Mike Jackson taught a SISKA workshop on Saturday, and gave us all some great practise in towing. Gear, knots, and techniques were all discussed for an hour on shore, then we hit the water in our kayaks for two hours.
Gotta say, a good coach, a good practice, and good paddle partners towing each other around!
And I learned something important. VERY important.
The next time I buy a commerically-made bit of rope gear -- such as the spare throw bag I picked up at deep discount in a (forgive me) Wal-Mart months ago and just started using this week after realizing my usual throw bag was worn threadbare and torn -- I solemnly resolve to pull the whole rope out of the thing and stuff it back in MYSELF before ever ever taking it on the water. And twice as solemnly, I resolve to check my rope gear again before going to a towing practice.

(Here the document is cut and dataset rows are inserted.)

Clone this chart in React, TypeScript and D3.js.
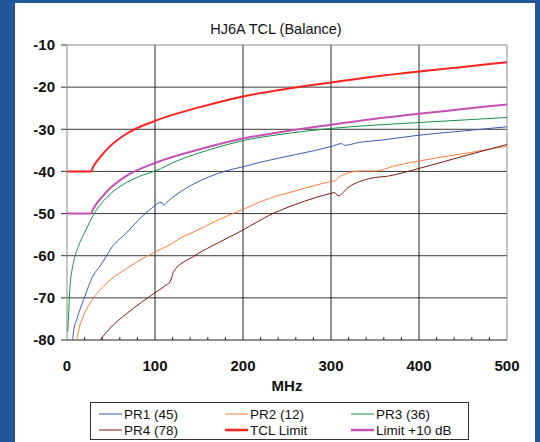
import * as d3 from 'd3'

type Pt = [number, number]

// values: [MHz, dB]
const pr1: Pt[] = [[6.5, -80], [7.2, -78.4], [12, -74.5], [18.6, -70.6], [30, -64.6], [37.5, -62.5], [45, -60], [49, -58.6], [68, -54.5], [80, -51.8], [89, -50], [100, -48.1], [105, -47.4], [108, -47.4], [110, -48], [115, -47], [125, -45.4], [143.6, -43], [162.5, -41.2], [180, -39.9], [200, -38.9], [220, -37.8], [260, -36], [300, -34.1], [312, -33.4], [316, -33.8], [330, -33.2], [360, -32.5], [400, -31.4], [450, -30.4], [500, -29.4]]

const pr2: Pt[] = [[11, -80], [14, -77], [18.6, -74.3], [30, -70.1], [49, -65.8], [68, -63], [85, -60.8], [100, -59.1], [115, -57.6], [121, -56.9], [125, -56.3], [143.6, -54.4], [174, -51.3], [200, -49], [230, -46.4], [260, -44.6], [300, -42.4], [305, -42.2], [310, -41.2], [333, -39.9], [352, -39.9], [370, -38.8], [400, -37.5], [450, -35.8], [500, -34]]

const pr3: Pt[] = [[0.8, -78], [1.5, -75.3], [3.4, -67.4], [7.2, -61.8], [12.9, -57.8], [20, -54.5], [26, -51.9], [30, -50.3], [49, -45.4], [68, -42.6], [87, -40.8], [100, -39.9], [125, -37.5], [162.5, -34.8], [200, -32.7], [250, -31], [300, -29.8], [350, -29], [400, -28.4], [450, -27.8], [500, -27.2]]

const pr4: Pt[] = [[37.5, -80], [49, -77.2], [68, -73.7], [85, -71], [100, -68.8], [113, -66.9], [117, -66.2], [119, -65.2], [121, -63.8], [143.6, -60.2], [174, -56.7], [200, -53.9], [230, -50.4], [260, -47.8], [300, -45.2], [304, -45], [308, -45.8], [319.5, -43.8], [346, -41.6], [365, -41.1], [400, -39.3], [450, -36.4], [500, -33.6]]

const tclLimit: Pt[] = [[0, -40], [27, -40], [30, -38.8], [40, -36], [49, -34], [68, -31], [100, -28], [150, -24.8], [200, -22.2], [250, -20.4], [300, -18.9], [350, -17.5], [400, -16.3], [450, -15.2], [500, -14.1]]

const limit10: Pt[] = [[0, -50], [27, -50], [30, -48.8], [40, -46], [49, -44], [68, -41], [100, -38], [150, -34.8], [200, -32.2], [250, -30.4], [300, -28.9], [350, -27.5], [400, -26.3], [450, -25.2], [500, -24.1]]

const xTicks = [0, 100, 200, 300, 400, 500]
const yTicks = [-10, -20, -30, -40, -50, -60, -70, -80]

const series = [
  { name: 'PR1 (45)', data: pr1, color: '#3d5bb0', width: 1 },
  { name: 'PR2 (12)', data: pr2, color: '#ff7a3a', width: 1 },
  { name: 'PR3 (36)', data: pr3, color: '#16914a', width: 1 },
  { name: 'PR4 (78)', data: pr4, color: '#7a1a1a', width: 1 },
  { name: 'TCL Limit', data: tclLimit, color: '#ff2020', width: 2 },
  { name: 'Limit +10 dB', data: limit10, color: '#c451b4', width: 2 },
]

export default function App() {
  const W = 540
  const H = 442
  const left = 67
  const right = 507
  const top = 45
  const bottom = 340

  const x = d3.scaleLinear().domain([0, 500]).range([left, right])
  const y = d3.scaleLinear().domain([-80, -10]).range([bottom, top])
  const line = d3.line<Pt>().x((d) => x(d[0])).y((d) => y(d[1])).curve(d3.curveMonotoneX)
  const minor = d3.range(20, 500, 20).filter((v) => v % 100 !== 0)

  const font = 'Liberation Sans, Arial, sans-serif'
  const legendCols = [99, 225, 351]

  return (
    <svg width={W} height={H} style={{ position: 'absolute', left: 0, top: 0 }} fontFamily={font}>
      <rect x={0} y={0} width={W} height={H} fill="#22579b" />
      <rect x={15} y={3} width={520} height={H} fill="#ffffff" />

      <text x={276} y={34} textAnchor="middle" fontSize={14.5} fill="#111">HJ6A TCL (Balance)</text>

      <defs>
        <clipPath id="plotClip">
          <rect x={left} y={top - 2} width={right - left + 2} height={bottom - top + 2} />
        </clipPath>
      </defs>

      {yTicks.map((t) => (
        <g key={t}>
          {t !== -80 && t !== -10 && (
            <line x1={left} x2={right} y1={y(t)} y2={y(t)} stroke="#3a3a3a" strokeWidth={1} />
          )}
          <line x1={left - 6} x2={left} y1={y(t)} y2={y(t)} stroke="#333" />
          <text x={55} y={y(t)} dy="0.35em" textAnchor="end" fontSize={15} fontWeight="bold" fill="#111">{t}</text>
        </g>
      ))}
      {xTicks.map((t) => (
        <g key={t}>
          {t !== 0 && t !== 500 && (
            <line x1={x(t)} x2={x(t)} y1={top} y2={bottom} stroke="#222" strokeWidth={1} />
          )}
          <text x={x(t)} y={366} dy="0.35em" textAnchor="middle" fontSize={15} fontWeight="bold" fill="#111">{t}</text>
        </g>
      ))}
      {minor.map((t) => (
        <line key={t} x1={x(t)} x2={x(t)} y1={bottom} y2={bottom - 3} stroke="#222" />
      ))}

      <line x1={left} x2={right} y1={top} y2={top} stroke="#8a8a8a" />
      <line x1={right} x2={right} y1={top} y2={bottom} stroke="#8a8a8a" />
      <line x1={left} x2={left} y1={top} y2={bottom} stroke="#8a8a8a" />
      <line x1={left} x2={right} y1={bottom} y2={bottom} stroke="#222" />

      <g clipPath="url(#plotClip)">
        {series.map((s) => (
          <path key={s.name} d={line(s.data) ?? ''} fill="none" stroke={s.color} strokeWidth={s.width} strokeLinejoin="round" />
        ))}
      </g>

      <text x={287} y={386} dy="0.35em" textAnchor="middle" fontSize={15} fontWeight="bold" fill="#111">MHz</text>

      <rect x={90.5} y={402.5} width={378} height={37} fill="#fff" stroke="#333" />
      {series.map((s, i) => {
        const col = i % 3
        const row = Math.floor(i / 3)
        const lx = legendCols[col]
        const ly = row === 0 ? 414 : 430
        return (
          <g key={s.name}>
            <line x1={lx} x2={lx + 23} y1={ly} y2={ly} stroke={s.color} strokeWidth={s.width === 2 ? 2.5 : 1} />
            <text x={lx + 25} y={ly} dy="0.35em" fontSize={13.5} fill="#111">{s.name}</text>
          </g>
        )
      })}
    </svg>
  )
}
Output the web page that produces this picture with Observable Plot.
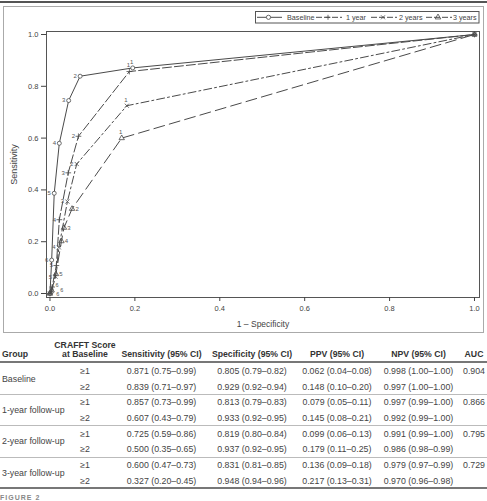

Why? Cuz I hadn't checked my rope, except to peek in the open end and see that there was, in fact, a rope in the throw bag. And when I pulled it out to start using it, the first twenty feet of the fifty feet of rope was fine. And so was the last thirty feet. And in the middle were several big slip knots and other knots. It took ages to untangle while people floated around nearby and wondered what was taking so long. AaaaAAaagh.
Y'see, my throw bag was sewn overseas, not made by North Water or another Canadian kayak gear company. I'm guessing that whoever sewed it together was really really bored. Serves me right for not checking.